Looking back with gratitude and ahead with a vision

When our fraternal lodge started in 1911, it was formed mainly by Czech immigrants who  came to the US and worked as farmers in the community.  They formed the lodge to help provide community and financial security for their families.  In 2012, more than 100 years later,  the lodge still serves the same purpose, but the makeup of its membership looks different.  The foundation of the organization will always be the members who are in the range of 60-90 years, as they are the generation that made sure that the values and common bond of the organization stayed alive.  I have more respect and gratitude for them then I will ever be able to express. But the heart of any organization is my generation, they are the individuals who will keep it strong.

We have a large group of youth involved and have formed a YELL! group (Young Engaged Lodge Leaders), but what we are also building is emerging leaders in the age range of 30-45. This is the target group with young families and the individuals who will keep it alive and well just as generations that came before us. Unlike 1911, today the emerging young leaders in our local lodge consist of the following:  teachers,  an attorney, graphic designer,  corporate manager, therapist, school administrator, welder, and office professionals.

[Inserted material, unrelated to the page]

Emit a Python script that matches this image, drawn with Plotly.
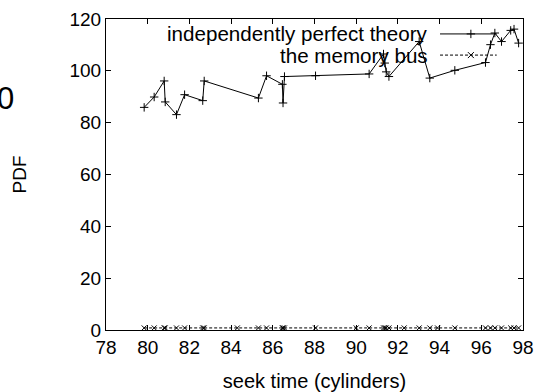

So with this different make up of our lodge, it is evolving.  It must. But the only people that can see this transformation through is my generation.  I was fortunate to have grown up in the lodge with parents that ensured I understood the importance of community and being part of something that is bigger than myself.  I want that for the generation that will be coming after me.  When I finished my undergrad and took a job locally, I came back to my roots and started to get involved in the lodge again, but this time as an adult and not a child.  It took some adjustments for the older generations and I had to be very patient and understanding of their needs, wants and expectations.  Change is never easy, especially if this is the way it has always been done and these are the people who have always done it.  I ran into simple issues of trying to help at events and having to make sure that I didn’t “take” anyones job.  One after another, my generation started coming back along with new members my age.  My generation and their families now have a respected presence and it feels great.

I am fortunate.  I grew up in a lodge that taught me the importance of being part of giving back and building on the strength of its community.  There is no doubt that my professional career benefited from it.  I became a teacher, an attorney, and currently a leader in an organization that is at the top of its profession.  And now, I am honored to give back to wfla by serving on its board of directors.

I actively participate in my lodge and joined the board of directors to ensure that others will have a chance to grow and benefit from the organization as well.   I am ready to influence the organization and ensure it is what my generation and younger will need and want it to be.  We are not there yet and we have a long way to go, but I believe that there are people just like me who want to see the community they live in grow, will step up, endure through the growing and changing pains, and make it happen.  It is time for us to embrace this opportunity and a chance to have an impact and make this organization into one that will endure and prosper.